### Stated problem
Copy out the listing in full, exactly as written, but not its pictures.

### Source excerpt
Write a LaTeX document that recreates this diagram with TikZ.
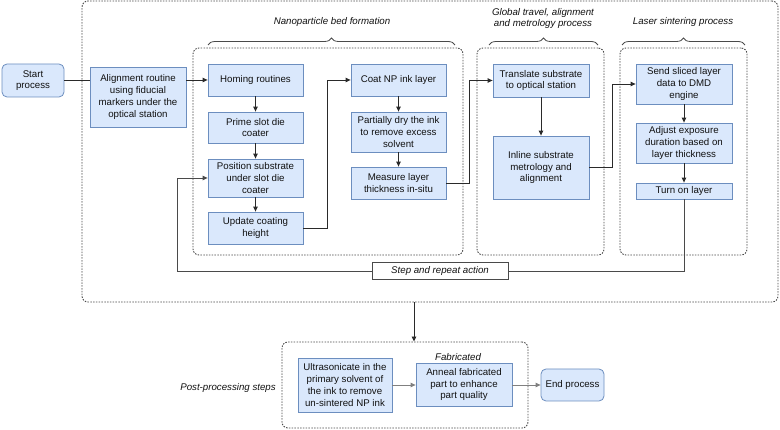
\documentclass[tikz,border=0pt]{standalone}
\usepackage{fontspec}
\setmainfont{Liberation Sans}
\usetikzlibrary{arrows.meta,decorations.pathreplacing}
\definecolor{boxfill}{HTML}{DAE8FC}
\definecolor{boxdraw}{HTML}{6C8EBF}
\definecolor{lineC}{HTML}{2A2A2A}
\definecolor{grpC}{HTML}{4A4A4A}
\definecolor{txtC}{HTML}{111111}
\tikzset{
  every node/.style={font=\fontsize{9.7}{11.7}\selectfont, text=txtC},
  pbox/.style={draw=boxdraw, fill=boxfill, line width=0.8pt, align=center, inner sep=1pt},
  rbox/.style={pbox, rounded corners=5pt},
  grp/.style={draw=grpC, line width=0.9pt, dash pattern=on 1.5pt off 1.3pt, rounded corners=6pt, inner sep=0pt},
  lbl/.style={font=\fontsize{9.7}{11.7}\selectfont\itshape, align=center},
  arr/.style={draw=lineC, line width=0.9pt, -{Triangle[length=5pt,width=4.5pt]}},
  ln/.style={draw=lineC, line width=0.9pt},
  brc/.style={draw=grpC, line width=0.8pt, decorate, decoration={brace, amplitude=7pt, aspect=0.5}},
}
\begin{document}
\begin{tikzpicture}[x=1pt,y=-1pt]
\useasboundingbox (0,0) rectangle (780,430);
% groups
\node[grp, minimum width=696, minimum height=301] (outer) at (430,151.5) {};
\node[grp, minimum width=270, minimum height=207] (g1) at (328,151.5) {};
\node[grp, minimum width=127, minimum height=207] (g2) at (540.5,151.5) {};
\node[grp, minimum width=127, minimum height=207] (g3) at (683.5,151.5) {};
\node[grp, minimum width=246, minimum height=86] (post) at (405,385) {};
% braces
\coordinate (b1a) at (208,45); \coordinate (b1b) at (455,45);
\coordinate (b2a) at (489,45); \coordinate (b2b) at (598,45);
\coordinate (b3a) at (622,45); \coordinate (b3b) at (745,45);
\draw[brc] (b1a) -- (b1b);
\draw[brc] (b2a) -- (b2b);
\draw[brc] (b3a) -- (b3b);
\node[lbl] (l1) at (332,22) {Nanoparticle bed formation};
\node[lbl] (l2) at (543,18.5) {Global travel, alignment\\and metrology process};
\node[lbl] (l3) at (683,22) {Laser sintering process};
\node[lbl] (l4) at (458,357) {Fabricated};
\node[lbl] (l5) at (228,388) {Post-processing steps};
% boxes
\node[rbox, minimum width=62, minimum height=33] (start) at (33,80.5) {Start\\process};
\node[pbox, minimum width=96, minimum height=60] (align) at (138,97) {Alignment routine\\using fiducial\\markers under the\\optical station};
\node[pbox, minimum width=95, minimum height=32] (homing) at (255.5,80) {Homing routines};
\node[pbox, minimum width=95, minimum height=31] (prime) at (255.5,127.5) {Prime slot die\\coater};
\node[pbox, minimum width=95, minimum height=38] (position) at (255.5,178) {Position substrate\\under slot die\\coater};
\node[pbox, minimum width=95, minimum height=32] (update) at (255.5,228) {Update coating\\height};
\node[pbox, minimum width=95, minimum height=32] (coat) at (398.5,80) {Coat NP ink layer};
\node[pbox, minimum width=95, minimum height=40] (dry) at (398.5,132) {Partially dry the ink\\to remove excess\\solvent};
\node[pbox, minimum width=95, minimum height=32] (measure) at (398.5,183) {Measure layer\\thickness in-situ};
\node[pbox, minimum width=96, minimum height=33] (translate) at (541,80.5) {Translate substrate\\to optical station};
\node[pbox, minimum width=96, minimum height=63] (inline) at (541,167.5) {Inline substrate\\metrology and\\alignment};
\node[pbox, minimum width=96, minimum height=40] (send) at (684,84) {Send sliced layer\\data to DMD\\engine};
\node[pbox, minimum width=96, minimum height=40] (adjust) at (684,143) {Adjust exposure\\duration based on\\layer thickness};
\node[pbox, minimum width=96, minimum height=16] (turnon) at (684,191) {Turn on layer};
\node[draw=grpC, fill=white, line width=0.9pt, minimum width=136, minimum height=17, inner sep=1pt, lbl] (step) at (440,271) {Step and repeat action};
\node[pbox, minimum width=94, minimum height=54] (ultra) at (345,385) {Ultrasonicate in the\\primary solvent of\\the ink to remove\\un-sintered NP ink};
\node[pbox, minimum width=96, minimum height=43] (anneal) at (464,384.5) {Anneal fabricated\\part to enhance\\part quality};
\node[rbox, minimum width=63, minimum height=32] (end) at (572.5,385) {End process};
% connectors
\draw[ln] (start.east) -- (start.east -| align.west);
\draw[arr] (align.east |- homing.west) -- (homing.west);
\draw[arr] (homing) -- (prime);
\draw[arr] (prime) -- (position);
\draw[arr] (position) -- (update);
\draw[arr] (update.east) -- ++(24,0) |- (coat.west);
\draw[arr] (coat) -- (dry);
\draw[arr] (dry) -- (measure);
\draw[arr] (measure.east) -- ++(23,0) |- (translate.west);
\draw[arr] (translate) -- (inline);
\draw[arr] (inline.east) -- ++(23,0) |- (send.west);
\draw[arr] (send) -- (adjust);
\draw[arr] (adjust) -- (turnon);
\draw[ln, draw=grpC] (turnon.south) |- (step.east);
\coordinate (loopL) at (177,271);
\draw[arr, draw=grpC] (step.west) -- (loopL) |- (position.west);
\coordinate (dn) at (414,0);
\draw[arr] (outer.south -| dn) -- (post.north -| dn);
\draw[arr, draw=gray] (ultra.east |- 0,385) -- (anneal.west |- 0,385);
\draw[arr, draw=gray] (anneal.east |- 0,385) -- (end.west |- 0,385);
\end{tikzpicture}
\end{document}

### Solution
Write a LaTeX document that recreates this diagram with TikZ.
\documentclass[tikz,border=0pt]{standalone}
\usepackage{fontspec}
\setmainfont{Liberation Sans}
\usetikzlibrary{arrows.meta,decorations.pathreplacing}
\definecolor{boxfill}{HTML}{DAE8FC}
\definecolor{boxdraw}{HTML}{6C8EBF}
\definecolor{lineC}{HTML}{2A2A2A}
\definecolor{grpC}{HTML}{4A4A4A}
\definecolor{txtC}{HTML}{111111}
\tikzset{
  every node/.style={font=\fontsize{9.7}{11.7}\selectfont, text=txtC},
  pbox/.style={draw=boxdraw, fill=boxfill, line width=0.8pt, align=center, inner sep=1pt},
  rbox/.style={pbox, rounded corners=5pt},
  grp/.style={draw=grpC, line width=0.9pt, dash pattern=on 1.5pt off 1.3pt, rounded corners=6pt, inner sep=0pt},
  lbl/.style={font=\fontsize{9.7}{11.7}\selectfont\itshape, align=center},
  arr/.style={draw=lineC, line width=0.9pt, -{Triangle[length=5pt,width=4.5pt]}},
  ln/.style={draw=lineC, line width=0.9pt},
  brc/.style={draw=grpC, line width=0.8pt, decorate, decoration={brace, amplitude=7pt, aspect=0.5}},
}
\begin{document}
\begin{tikzpicture}[x=1pt,y=-1pt]
\useasboundingbox (0,0) rectangle (780,430);
% groups
\node[grp, minimum width=696, minimum height=301] (outer) at (430,151.5) {};
\node[grp, minimum width=270, minimum height=207] (g1) at (328,151.5) {};
\node[grp, minimum width=127, minimum height=207] (g2) at (540.5,151.5) {};
\node[grp, minimum width=127, minimum height=207] (g3) at (683.5,151.5) {};
\node[grp, minimum width=246, minimum height=86] (post) at (405,385) {};
% braces
\coordinate (b1a) at (208,45); \coordinate (b1b) at (455,45);
\coordinate (b2a) at (489,45); \coordinate (b2b) at (598,45);
\coordinate (b3a) at (622,45); \coordinate (b3b) at (745,45);
\draw[brc] (b1a) -- (b1b);
\draw[brc] (b2a) -- (b2b);
\draw[brc] (b3a) -- (b3b);
\node[lbl] (l1) at (332,22) {Nanoparticle bed formation};
\node[lbl] (l2) at (543,18.5) {Global travel, alignment\\and metrology process};
\node[lbl] (l3) at (683,22) {Laser sintering process};
\node[lbl] (l4) at (458,357) {Fabricated};
\node[lbl] (l5) at (228,388) {Post-processing steps};
% boxes
\node[rbox, minimum width=62, minimum height=33] (start) at (33,80.5) {Start\\process};
\node[pbox, minimum width=96, minimum height=60] (align) at (138,97) {Alignment routine\\using fiducial\\markers under the\\optical station};
\node[pbox, minimum width=95, minimum height=32] (homing) at (255.5,80) {Homing routines};
\node[pbox, minimum width=95, minimum height=31] (prime) at (255.5,127.5) {Prime slot die\\coater};
\node[pbox, minimum width=95, minimum height=38] (position) at (255.5,178) {Position substrate\\under slot die\\coater};
\node[pbox, minimum width=95, minimum height=32] (update) at (255.5,228) {Update coating\\height};
\node[pbox, minimum width=95, minimum height=32] (coat) at (398.5,80) {Coat NP ink layer};
\node[pbox, minimum width=95, minimum height=40] (dry) at (398.5,132) {Partially dry the ink\\to remove excess\\solvent};
\node[pbox, minimum width=95, minimum height=32] (measure) at (398.5,183) {Measure layer\\thickness in-situ};
\node[pbox, minimum width=96, minimum height=33] (translate) at (541,80.5) {Translate substrate\\to optical station};
\node[pbox, minimum width=96, minimum height=63] (inline) at (541,167.5) {Inline substrate\\metrology and\\alignment};
\node[pbox, minimum width=96, minimum height=40] (send) at (684,84) {Send sliced layer\\data to DMD\\engine};
\node[pbox, minimum width=96, minimum height=40] (adjust) at (684,143) {Adjust exposure\\duration based on\\layer thickness};
\node[pbox, minimum width=96, minimum height=16] (turnon) at (684,191) {Turn on layer};
\node[draw=grpC, fill=white, line width=0.9pt, minimum width=136, minimum height=17, inner sep=1pt, lbl] (step) at (440,271) {Step and repeat action};
\node[pbox, minimum width=94, minimum height=54] (ultra) at (345,385) {Ultrasonicate in the\\primary solvent of\\the ink to remove\\un-sintered NP ink};
\node[pbox, minimum width=96, minimum height=43] (anneal) at (464,384.5) {Anneal fabricated\\part to enhance\\part quality};
\node[rbox, minimum width=63, minimum height=32] (end) at (572.5,385) {End process};
% connectors
\draw[ln] (start.east) -- (start.east -| align.west);
\draw[arr] (align.east |- homing.west) -- (homing.west);
\draw[arr] (homing) -- (prime);
\draw[arr] (prime) -- (position);
\draw[arr] (position) -- (update);
\draw[arr] (update.east) -- ++(24,0) |- (coat.west);
\draw[arr] (coat) -- (dry);
\draw[arr] (dry) -- (measure);
\draw[arr] (measure.east) -- ++(23,0) |- (translate.west);
\draw[arr] (translate) -- (inline);
\draw[arr] (inline.east) -- ++(23,0) |- (send.west);
\draw[arr] (send) -- (adjust);
\draw[arr] (adjust) -- (turnon);
\draw[ln, draw=grpC] (turnon.south) |- (step.east);
\coordinate (loopL) at (177,271);
\draw[arr, draw=grpC] (step.west) -- (loopL) |- (position.west);
\coordinate (dn) at (414,0);
\draw[arr] (outer.south -| dn) -- (post.north -| dn);
\draw[arr, draw=gray] (ultra.east |- 0,385) -- (anneal.west |- 0,385);
\draw[arr, draw=gray] (anneal.east |- 0,385) -- (end.west |- 0,385);
\end{tikzpicture}
\end{document}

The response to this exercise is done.